One of the easiest and most pleasant methods of fleeing the city is to take a hydrofoil from the city’s central pier to Vung Tau. Formerly known as Cap St Jacques, the resort is located near the mouth of the Saigon River and is a mere hour and a half away via the waterway. Contrast that to the six hours it takes to get to Mui Ne – commonly regarded as the favoured coastal getaway for stressed out Saigonese – and Vung Tau’s slightly tatty charms begin to take on a more alluring hue.
The resort itself is nothing overly special – the beaches and the water isn’t the cleanest and the presence of plentiful foreign workers from the offshore energy industry – lends the place a slightly seedy vibe. Nevertheless, the town is attractive enough while the deserted beaches further north are one of Vietnam’s few remaining coastal secrets.
From Vung Tau you can just about see the end destination of another good road trip across the vast mouth of the Saigon River. Unlike Vung Tau, Can Gio isn’t blessed with sandy beaches, nor much in the way of a tourist infrastructure, but the ride down there from the city makes for a fascinating daytrip. From the city centre head south through District 7 and Nha Be before crossing onto Can Gio Island via the ferry at Binh Khanh. From here, the scenery is dominated by the surrounding mangroves, which provided ample hiding space for Viet Cong fighters during the Vietnam War. There are few conventional tourist sights here – an atrocious monkey sanctuary/prison apart – but the ride out makes for pleasant driving in the dry season.

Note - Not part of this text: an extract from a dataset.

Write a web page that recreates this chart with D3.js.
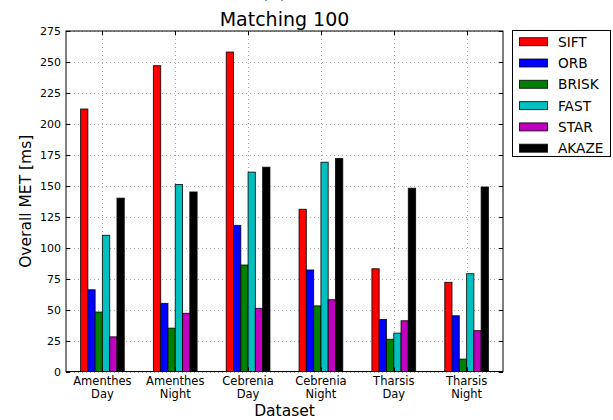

A trip to Cu Chi Tunnels, of course, is well known to be one of the prime tourist draws in this part of Vietnam. Most visitors take the trip out by bus with one of the many tour groups that leave every morning from the Pham Ngu Lao backpacker ghetto. A more convivial way to experience the trip, however, is via the river with Saigon River Express. The scenic trip takes about 1hour each way and is by far the most pleasant method of getting to the tunnels.